▶ [Records]:
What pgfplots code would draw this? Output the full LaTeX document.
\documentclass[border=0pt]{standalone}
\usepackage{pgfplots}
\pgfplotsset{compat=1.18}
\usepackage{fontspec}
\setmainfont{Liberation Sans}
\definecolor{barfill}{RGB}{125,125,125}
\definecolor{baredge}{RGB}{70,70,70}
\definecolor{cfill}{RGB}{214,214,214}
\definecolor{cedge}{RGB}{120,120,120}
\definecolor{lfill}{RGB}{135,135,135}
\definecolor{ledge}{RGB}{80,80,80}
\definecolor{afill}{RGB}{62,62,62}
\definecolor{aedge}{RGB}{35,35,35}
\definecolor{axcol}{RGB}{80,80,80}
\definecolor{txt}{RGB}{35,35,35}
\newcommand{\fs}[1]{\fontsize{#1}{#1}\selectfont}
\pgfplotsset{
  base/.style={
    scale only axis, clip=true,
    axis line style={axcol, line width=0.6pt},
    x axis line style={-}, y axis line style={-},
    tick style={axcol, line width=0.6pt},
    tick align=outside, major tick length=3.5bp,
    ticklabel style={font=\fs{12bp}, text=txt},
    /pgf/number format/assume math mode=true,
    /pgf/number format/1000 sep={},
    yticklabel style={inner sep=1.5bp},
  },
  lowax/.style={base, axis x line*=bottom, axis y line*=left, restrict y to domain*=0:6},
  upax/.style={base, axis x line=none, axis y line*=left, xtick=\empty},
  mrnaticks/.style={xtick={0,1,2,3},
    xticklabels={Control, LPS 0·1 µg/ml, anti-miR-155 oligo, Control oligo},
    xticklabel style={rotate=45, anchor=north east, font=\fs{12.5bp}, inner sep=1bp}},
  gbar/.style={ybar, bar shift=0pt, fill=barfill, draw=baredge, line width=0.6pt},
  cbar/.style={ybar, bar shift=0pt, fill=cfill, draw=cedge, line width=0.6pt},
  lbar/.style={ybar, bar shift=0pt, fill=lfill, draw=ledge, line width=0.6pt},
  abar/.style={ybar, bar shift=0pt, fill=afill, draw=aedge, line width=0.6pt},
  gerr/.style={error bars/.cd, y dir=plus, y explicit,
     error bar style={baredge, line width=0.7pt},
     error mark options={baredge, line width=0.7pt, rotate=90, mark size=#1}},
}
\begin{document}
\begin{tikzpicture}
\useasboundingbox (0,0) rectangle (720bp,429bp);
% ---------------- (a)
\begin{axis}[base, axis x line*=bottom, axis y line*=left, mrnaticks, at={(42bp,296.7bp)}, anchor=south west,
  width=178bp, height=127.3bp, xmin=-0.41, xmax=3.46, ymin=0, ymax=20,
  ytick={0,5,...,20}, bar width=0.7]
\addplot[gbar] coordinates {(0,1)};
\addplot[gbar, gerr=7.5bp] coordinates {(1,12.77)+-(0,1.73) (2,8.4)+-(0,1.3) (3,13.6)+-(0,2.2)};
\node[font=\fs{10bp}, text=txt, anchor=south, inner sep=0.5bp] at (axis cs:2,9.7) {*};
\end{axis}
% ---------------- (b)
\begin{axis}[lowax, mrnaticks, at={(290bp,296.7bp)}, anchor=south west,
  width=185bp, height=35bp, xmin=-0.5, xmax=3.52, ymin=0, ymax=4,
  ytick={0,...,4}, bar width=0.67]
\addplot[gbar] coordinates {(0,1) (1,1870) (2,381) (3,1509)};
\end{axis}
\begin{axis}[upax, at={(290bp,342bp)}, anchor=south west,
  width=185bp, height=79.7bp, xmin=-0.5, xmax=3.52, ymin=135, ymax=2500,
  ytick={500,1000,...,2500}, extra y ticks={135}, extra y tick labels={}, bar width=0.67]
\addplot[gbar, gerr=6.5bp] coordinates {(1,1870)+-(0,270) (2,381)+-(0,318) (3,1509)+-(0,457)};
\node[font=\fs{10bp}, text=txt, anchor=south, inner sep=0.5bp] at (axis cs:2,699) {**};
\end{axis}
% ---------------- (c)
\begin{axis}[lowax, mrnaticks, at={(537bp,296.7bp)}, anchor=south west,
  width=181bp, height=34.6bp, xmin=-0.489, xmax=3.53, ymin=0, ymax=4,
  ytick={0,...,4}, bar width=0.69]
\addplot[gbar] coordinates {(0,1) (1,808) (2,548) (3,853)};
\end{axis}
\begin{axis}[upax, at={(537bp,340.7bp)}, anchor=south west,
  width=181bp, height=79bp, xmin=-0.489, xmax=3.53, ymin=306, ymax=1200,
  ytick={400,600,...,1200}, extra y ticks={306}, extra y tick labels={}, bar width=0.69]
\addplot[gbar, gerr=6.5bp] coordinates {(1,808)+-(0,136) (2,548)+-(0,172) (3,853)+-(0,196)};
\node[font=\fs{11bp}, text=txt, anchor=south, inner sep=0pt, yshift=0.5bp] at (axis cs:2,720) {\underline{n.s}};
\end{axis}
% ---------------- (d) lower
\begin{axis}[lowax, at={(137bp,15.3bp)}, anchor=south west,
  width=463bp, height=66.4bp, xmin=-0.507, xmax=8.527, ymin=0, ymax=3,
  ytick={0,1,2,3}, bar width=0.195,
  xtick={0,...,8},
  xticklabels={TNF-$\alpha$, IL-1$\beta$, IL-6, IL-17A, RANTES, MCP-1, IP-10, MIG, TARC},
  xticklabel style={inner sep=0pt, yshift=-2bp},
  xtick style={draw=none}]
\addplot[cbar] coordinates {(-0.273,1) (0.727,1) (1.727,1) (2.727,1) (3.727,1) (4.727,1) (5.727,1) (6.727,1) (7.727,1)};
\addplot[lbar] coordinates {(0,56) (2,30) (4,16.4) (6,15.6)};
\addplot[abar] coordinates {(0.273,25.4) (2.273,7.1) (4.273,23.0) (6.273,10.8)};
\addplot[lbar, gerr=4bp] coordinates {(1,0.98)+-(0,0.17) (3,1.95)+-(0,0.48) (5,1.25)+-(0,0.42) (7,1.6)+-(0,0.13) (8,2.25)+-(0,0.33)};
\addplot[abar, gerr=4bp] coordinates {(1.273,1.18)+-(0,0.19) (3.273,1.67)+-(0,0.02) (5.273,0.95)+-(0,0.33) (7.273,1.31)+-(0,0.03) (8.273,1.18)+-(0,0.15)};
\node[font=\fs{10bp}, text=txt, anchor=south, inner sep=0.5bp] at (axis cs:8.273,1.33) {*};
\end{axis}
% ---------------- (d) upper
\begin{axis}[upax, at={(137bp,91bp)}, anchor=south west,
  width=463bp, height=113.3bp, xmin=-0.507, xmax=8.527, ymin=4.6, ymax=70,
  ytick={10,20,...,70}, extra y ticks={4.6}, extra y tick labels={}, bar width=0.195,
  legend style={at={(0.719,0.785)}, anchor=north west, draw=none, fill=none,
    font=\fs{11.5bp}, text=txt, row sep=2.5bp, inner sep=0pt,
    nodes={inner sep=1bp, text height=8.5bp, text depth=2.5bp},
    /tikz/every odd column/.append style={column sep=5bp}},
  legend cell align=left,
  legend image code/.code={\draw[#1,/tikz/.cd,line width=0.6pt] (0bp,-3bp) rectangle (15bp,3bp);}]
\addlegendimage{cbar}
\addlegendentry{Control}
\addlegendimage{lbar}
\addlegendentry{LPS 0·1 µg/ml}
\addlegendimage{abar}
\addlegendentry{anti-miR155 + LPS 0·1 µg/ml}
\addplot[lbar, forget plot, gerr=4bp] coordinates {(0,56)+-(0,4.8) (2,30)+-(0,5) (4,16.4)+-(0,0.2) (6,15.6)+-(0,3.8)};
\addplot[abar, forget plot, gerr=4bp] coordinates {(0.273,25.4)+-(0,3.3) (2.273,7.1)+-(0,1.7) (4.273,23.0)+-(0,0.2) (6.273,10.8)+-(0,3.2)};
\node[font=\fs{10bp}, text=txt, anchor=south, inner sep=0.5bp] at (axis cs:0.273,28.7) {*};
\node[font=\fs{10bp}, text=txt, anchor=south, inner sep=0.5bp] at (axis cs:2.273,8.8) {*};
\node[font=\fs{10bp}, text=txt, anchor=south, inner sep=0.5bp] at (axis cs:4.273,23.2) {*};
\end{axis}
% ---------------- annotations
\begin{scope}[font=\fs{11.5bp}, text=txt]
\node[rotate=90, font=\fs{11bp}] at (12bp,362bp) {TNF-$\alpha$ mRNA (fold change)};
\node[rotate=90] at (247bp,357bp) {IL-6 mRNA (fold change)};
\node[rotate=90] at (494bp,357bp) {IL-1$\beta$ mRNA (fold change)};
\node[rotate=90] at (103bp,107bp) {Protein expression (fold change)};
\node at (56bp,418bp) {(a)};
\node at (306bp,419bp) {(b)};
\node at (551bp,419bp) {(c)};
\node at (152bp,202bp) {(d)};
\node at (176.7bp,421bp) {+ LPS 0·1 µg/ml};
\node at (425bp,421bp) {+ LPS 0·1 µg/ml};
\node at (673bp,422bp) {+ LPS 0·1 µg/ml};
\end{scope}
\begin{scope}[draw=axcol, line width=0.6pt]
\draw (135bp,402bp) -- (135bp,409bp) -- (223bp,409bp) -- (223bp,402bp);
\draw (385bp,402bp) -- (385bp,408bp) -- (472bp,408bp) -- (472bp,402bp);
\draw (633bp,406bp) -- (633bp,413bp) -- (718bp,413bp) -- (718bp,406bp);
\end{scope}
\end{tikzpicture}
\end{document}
...
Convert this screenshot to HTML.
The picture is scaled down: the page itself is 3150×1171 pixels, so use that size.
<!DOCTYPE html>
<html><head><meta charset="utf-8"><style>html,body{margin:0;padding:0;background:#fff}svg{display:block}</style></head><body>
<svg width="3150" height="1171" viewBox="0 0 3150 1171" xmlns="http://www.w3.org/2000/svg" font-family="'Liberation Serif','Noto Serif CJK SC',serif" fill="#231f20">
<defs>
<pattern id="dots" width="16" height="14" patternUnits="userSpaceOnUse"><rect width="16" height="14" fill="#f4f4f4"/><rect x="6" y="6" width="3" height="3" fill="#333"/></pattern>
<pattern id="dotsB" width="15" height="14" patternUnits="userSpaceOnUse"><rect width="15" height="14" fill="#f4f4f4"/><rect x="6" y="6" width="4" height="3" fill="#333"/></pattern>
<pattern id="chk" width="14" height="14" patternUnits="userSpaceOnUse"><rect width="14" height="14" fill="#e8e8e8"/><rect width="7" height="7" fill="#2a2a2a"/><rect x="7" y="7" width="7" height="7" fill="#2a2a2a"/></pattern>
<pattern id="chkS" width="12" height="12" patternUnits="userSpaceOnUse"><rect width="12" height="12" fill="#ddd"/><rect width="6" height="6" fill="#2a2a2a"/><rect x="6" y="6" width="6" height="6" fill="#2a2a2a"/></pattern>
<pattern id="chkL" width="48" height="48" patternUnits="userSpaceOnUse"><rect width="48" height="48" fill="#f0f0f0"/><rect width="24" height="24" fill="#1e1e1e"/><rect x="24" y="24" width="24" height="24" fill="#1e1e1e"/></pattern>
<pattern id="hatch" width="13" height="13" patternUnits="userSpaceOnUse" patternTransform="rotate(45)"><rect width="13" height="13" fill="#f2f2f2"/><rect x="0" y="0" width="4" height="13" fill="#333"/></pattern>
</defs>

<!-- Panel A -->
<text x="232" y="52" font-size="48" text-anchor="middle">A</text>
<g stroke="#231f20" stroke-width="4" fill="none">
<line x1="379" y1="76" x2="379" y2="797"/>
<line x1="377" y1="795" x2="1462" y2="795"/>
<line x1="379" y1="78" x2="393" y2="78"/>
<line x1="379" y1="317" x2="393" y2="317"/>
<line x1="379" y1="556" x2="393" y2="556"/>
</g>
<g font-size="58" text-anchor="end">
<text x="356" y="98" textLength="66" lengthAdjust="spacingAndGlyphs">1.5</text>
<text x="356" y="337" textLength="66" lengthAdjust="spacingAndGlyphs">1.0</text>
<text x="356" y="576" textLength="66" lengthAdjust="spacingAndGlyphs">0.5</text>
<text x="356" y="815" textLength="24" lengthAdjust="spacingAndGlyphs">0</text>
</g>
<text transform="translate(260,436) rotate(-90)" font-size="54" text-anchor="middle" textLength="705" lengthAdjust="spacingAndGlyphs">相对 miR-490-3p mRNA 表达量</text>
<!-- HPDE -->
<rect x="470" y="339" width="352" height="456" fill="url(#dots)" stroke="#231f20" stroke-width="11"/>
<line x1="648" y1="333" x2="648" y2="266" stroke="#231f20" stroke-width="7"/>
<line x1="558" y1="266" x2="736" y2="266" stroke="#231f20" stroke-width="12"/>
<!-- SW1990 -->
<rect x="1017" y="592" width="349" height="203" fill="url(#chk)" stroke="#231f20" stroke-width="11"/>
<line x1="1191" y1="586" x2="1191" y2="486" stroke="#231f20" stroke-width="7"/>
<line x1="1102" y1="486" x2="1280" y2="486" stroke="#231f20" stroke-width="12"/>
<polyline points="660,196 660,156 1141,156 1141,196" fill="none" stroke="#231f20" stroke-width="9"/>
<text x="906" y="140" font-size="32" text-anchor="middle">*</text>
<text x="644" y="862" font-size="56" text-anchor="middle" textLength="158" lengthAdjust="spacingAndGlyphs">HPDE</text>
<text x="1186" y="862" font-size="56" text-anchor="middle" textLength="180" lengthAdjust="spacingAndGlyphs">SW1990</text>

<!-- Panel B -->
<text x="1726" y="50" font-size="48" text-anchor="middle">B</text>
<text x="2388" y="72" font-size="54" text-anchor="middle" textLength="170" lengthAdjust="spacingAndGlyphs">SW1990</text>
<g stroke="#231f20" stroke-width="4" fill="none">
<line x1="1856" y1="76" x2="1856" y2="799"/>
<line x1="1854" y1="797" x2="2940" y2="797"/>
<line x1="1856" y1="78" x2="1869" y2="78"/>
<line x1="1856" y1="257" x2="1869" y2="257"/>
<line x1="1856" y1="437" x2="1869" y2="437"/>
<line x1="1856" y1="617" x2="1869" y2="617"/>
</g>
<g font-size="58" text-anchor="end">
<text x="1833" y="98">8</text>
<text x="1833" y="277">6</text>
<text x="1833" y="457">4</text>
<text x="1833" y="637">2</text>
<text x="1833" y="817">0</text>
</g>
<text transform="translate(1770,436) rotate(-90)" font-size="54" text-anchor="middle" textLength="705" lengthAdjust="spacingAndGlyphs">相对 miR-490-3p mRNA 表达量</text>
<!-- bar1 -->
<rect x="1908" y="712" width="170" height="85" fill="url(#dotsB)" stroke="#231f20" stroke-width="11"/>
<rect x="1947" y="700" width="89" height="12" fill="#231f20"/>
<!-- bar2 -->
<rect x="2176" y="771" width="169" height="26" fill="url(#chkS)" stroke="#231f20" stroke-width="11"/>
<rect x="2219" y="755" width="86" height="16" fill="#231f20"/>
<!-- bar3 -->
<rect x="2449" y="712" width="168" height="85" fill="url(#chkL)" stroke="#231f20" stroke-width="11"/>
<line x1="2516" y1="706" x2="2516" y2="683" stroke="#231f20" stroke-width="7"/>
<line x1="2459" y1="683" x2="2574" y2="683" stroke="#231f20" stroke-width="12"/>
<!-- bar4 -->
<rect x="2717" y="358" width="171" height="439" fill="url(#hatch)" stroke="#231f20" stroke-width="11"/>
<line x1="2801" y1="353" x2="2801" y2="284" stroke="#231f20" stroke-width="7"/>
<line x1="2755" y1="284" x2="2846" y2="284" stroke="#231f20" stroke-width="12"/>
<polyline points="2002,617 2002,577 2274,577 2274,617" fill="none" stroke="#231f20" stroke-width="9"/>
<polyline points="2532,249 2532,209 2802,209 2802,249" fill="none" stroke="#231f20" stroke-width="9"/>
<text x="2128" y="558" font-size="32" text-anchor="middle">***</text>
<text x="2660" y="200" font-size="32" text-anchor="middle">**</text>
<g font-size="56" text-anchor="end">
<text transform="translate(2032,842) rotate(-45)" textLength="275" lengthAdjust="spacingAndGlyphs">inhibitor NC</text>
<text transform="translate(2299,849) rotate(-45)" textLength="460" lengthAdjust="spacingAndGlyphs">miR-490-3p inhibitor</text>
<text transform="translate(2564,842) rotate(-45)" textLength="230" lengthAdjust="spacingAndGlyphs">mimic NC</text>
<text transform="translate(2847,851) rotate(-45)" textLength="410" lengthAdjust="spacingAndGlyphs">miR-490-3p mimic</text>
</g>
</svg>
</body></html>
* * *
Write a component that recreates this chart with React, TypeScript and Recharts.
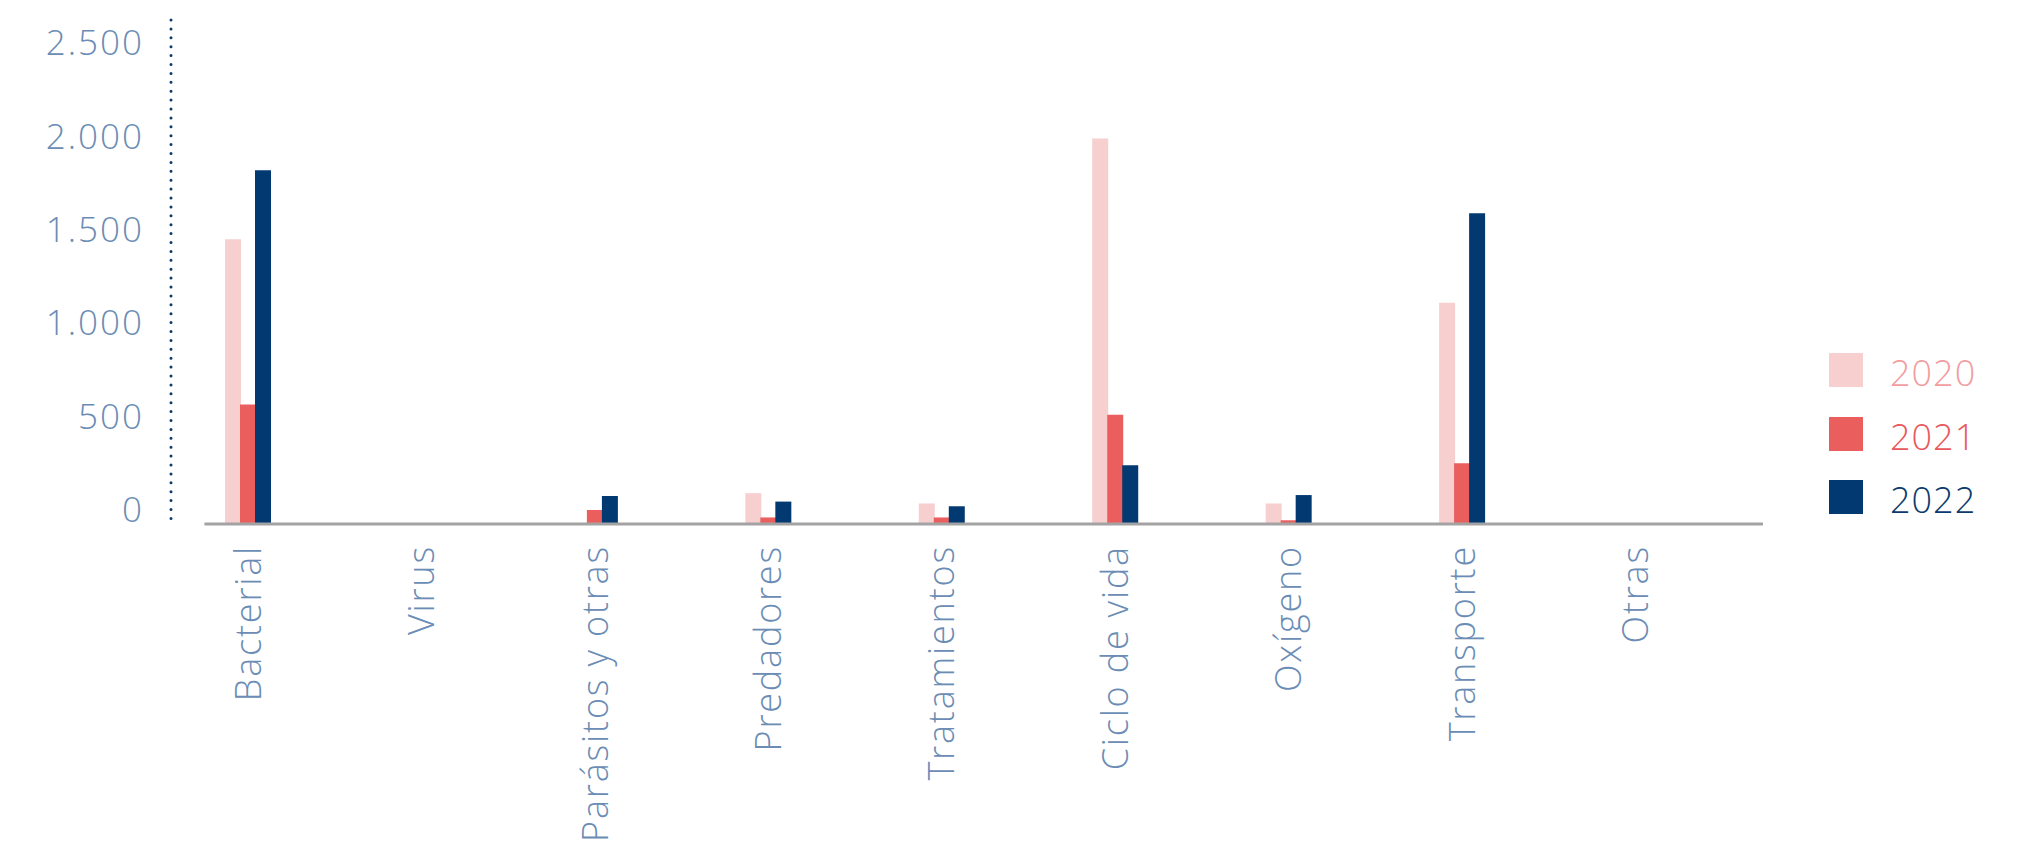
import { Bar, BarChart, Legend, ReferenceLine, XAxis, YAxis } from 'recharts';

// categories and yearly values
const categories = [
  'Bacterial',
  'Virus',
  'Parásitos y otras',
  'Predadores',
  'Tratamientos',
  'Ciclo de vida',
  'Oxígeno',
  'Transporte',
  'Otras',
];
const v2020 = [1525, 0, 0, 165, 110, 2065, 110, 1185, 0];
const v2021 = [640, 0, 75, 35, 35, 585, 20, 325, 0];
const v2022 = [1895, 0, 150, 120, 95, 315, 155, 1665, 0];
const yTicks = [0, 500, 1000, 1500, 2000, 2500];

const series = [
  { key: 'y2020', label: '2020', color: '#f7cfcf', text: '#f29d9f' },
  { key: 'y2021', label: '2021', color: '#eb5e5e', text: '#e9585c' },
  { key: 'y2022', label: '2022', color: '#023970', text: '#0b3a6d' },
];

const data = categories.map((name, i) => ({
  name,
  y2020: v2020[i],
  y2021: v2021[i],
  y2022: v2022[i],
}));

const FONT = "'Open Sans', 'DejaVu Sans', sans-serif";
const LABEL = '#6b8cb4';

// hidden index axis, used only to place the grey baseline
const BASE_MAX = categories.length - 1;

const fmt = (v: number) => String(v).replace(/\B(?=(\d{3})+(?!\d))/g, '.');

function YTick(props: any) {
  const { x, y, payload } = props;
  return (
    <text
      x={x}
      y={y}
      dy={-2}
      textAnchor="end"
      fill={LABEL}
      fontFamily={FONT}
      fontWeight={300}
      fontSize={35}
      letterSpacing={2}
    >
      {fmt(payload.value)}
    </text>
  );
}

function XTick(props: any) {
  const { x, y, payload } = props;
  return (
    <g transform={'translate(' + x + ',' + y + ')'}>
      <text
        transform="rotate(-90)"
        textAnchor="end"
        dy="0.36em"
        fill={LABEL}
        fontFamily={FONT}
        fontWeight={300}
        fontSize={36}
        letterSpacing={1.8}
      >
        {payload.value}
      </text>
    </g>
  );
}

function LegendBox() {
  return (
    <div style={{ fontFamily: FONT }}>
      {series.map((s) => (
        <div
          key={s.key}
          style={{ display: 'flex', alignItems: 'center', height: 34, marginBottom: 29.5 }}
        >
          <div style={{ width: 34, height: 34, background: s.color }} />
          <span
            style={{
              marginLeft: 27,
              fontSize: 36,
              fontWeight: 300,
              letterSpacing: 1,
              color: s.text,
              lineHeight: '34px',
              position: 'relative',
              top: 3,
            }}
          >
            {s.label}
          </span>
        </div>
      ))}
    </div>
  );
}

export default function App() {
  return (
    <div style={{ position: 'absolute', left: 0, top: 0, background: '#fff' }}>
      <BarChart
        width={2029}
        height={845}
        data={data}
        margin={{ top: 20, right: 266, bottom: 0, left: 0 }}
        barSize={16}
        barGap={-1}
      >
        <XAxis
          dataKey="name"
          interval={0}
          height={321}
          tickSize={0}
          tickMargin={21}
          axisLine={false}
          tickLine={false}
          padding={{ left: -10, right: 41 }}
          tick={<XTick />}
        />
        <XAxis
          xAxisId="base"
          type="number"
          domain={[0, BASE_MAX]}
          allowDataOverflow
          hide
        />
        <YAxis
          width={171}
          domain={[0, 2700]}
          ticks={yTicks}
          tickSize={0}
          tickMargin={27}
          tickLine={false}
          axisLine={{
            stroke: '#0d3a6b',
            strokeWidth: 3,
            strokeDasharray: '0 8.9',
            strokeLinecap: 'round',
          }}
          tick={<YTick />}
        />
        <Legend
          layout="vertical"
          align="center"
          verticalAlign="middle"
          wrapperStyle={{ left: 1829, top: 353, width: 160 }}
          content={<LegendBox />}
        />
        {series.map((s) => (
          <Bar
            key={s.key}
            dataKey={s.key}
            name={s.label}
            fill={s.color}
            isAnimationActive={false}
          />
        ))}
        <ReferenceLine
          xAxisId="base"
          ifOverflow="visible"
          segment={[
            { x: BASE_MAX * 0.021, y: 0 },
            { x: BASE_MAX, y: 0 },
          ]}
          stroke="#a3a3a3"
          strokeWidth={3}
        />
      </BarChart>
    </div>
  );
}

▶ [What you are asked to do]: Locate all lines in the listing above with the word "this". Copy them.

▶ [Answer]:
What pgfplots code would draw this? Output the full LaTeX document.
Convert this screenshot to HTML.
Write a component that recreates this chart with React, TypeScript and Recharts.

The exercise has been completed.